Le processus normal dans des circonstances optimales de l’enfance se déroule de la façon suivante : l’enfant éprouve peu à peu une déception devant l’objet idéalisé (qui est le parent idéalisé) à mesure que l’évaluation qu’il en fait devient plus réaliste. L’enfant se rend compte des failles du parent. Il se produit alors un retrait des investissements narcissiques envers ce parent idéalisé et leur intériorisation se fait progressivement pour mener à l’acquisition de structures psychologiques permanentes qui continuent, à l’intérieur de soi, les fonctions auparavant exercées par le fameux parent idéalisé.

Mais cette intériorisation n’aura pas lieu si la perte de l’objet (le parent idéalisé) a été traumatique. L’enfant n’acquiert pas la structure interne nécessaire et son psychisme reste fixé à cette étape traumatique et tout au long de sa vie, son psychisme sera dépendant d’autres personnes (idéalisées a priori) en tant que substituts des fragments absents du parent idéalisé disparu.

Bergeret décrit avec précision comment cette faille précoce empêche la constitution d'un Moi suffisamment solide. Le sujet reste alors fixé à une économie narcissique archaïque, où la différenciation Moi/non-Moi demeure fragile. L'autre n'est pas reconnu dans son altérité : il n'existe que comme prolongement fantasmé du Moi, support d'une projection massive.

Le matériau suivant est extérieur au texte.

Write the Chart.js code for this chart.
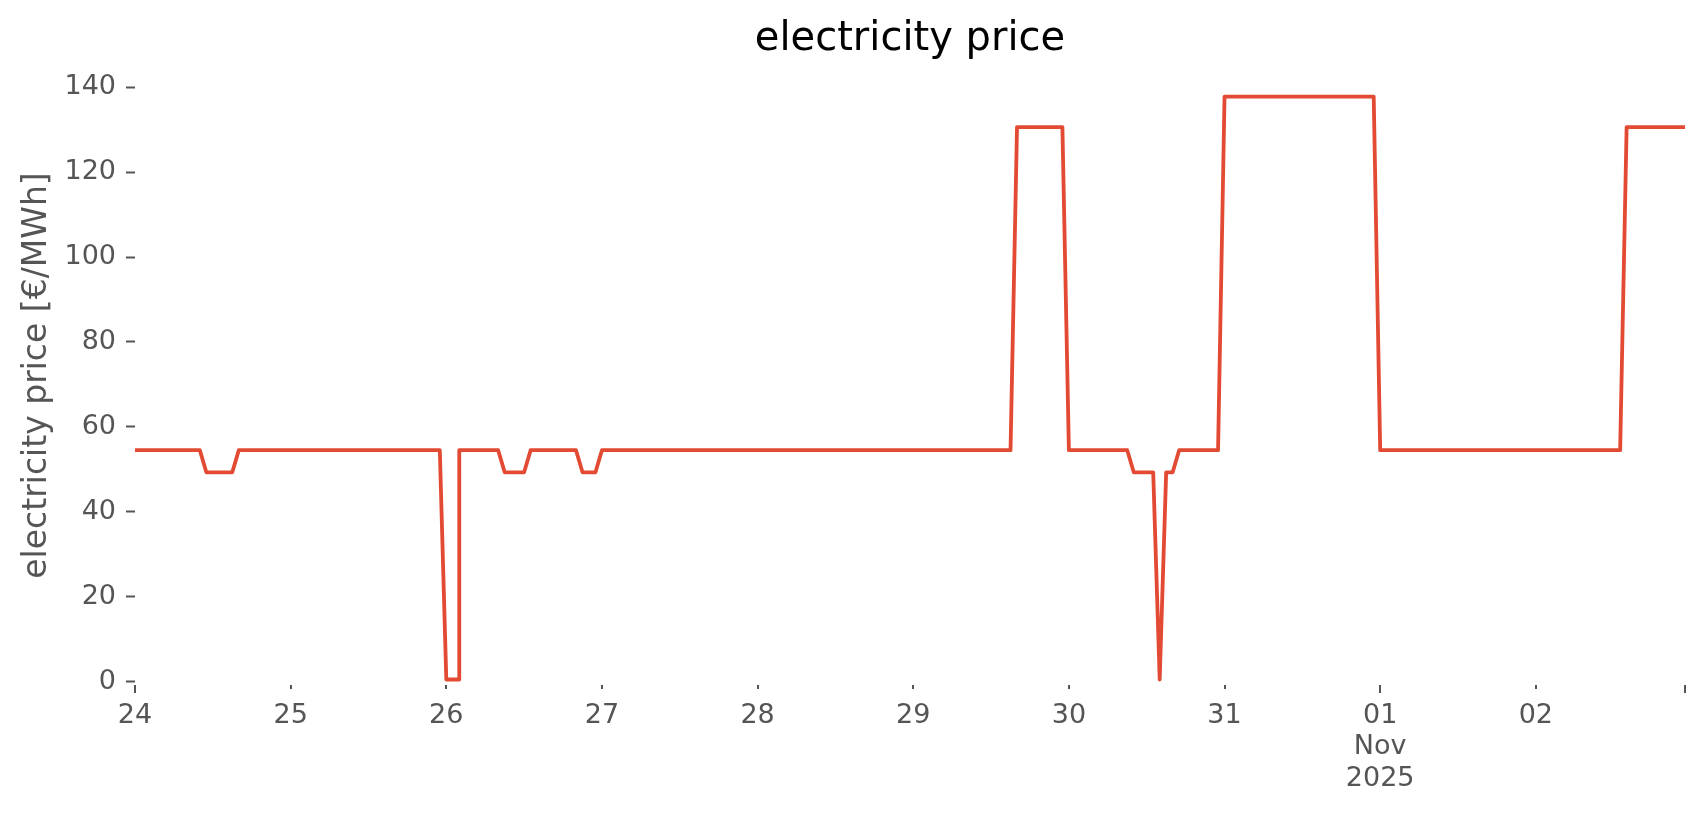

L'échec de la triangulation œdipienne

L'Œdipe, lorsqu'il est traversé pathologiquement, laisse le sujet captif d'une relation duelle fusionnelle. La fonction paternelle — qui devrait opérer la séparation d'avec l'objet primaire et introduire la castration symbolique — échoue à s'installer. Le tiers manque, l’altérité manque. L’enfant cherche désespérément dans chaque relation à reconstituer cette unité perdue.

Cette fixation explique pourquoi il y a « idéalisation pathologique ». La jalousie y est délirante, car tout tiers est vécu comme menace vitale : il vient rappeler la séparation insupportable.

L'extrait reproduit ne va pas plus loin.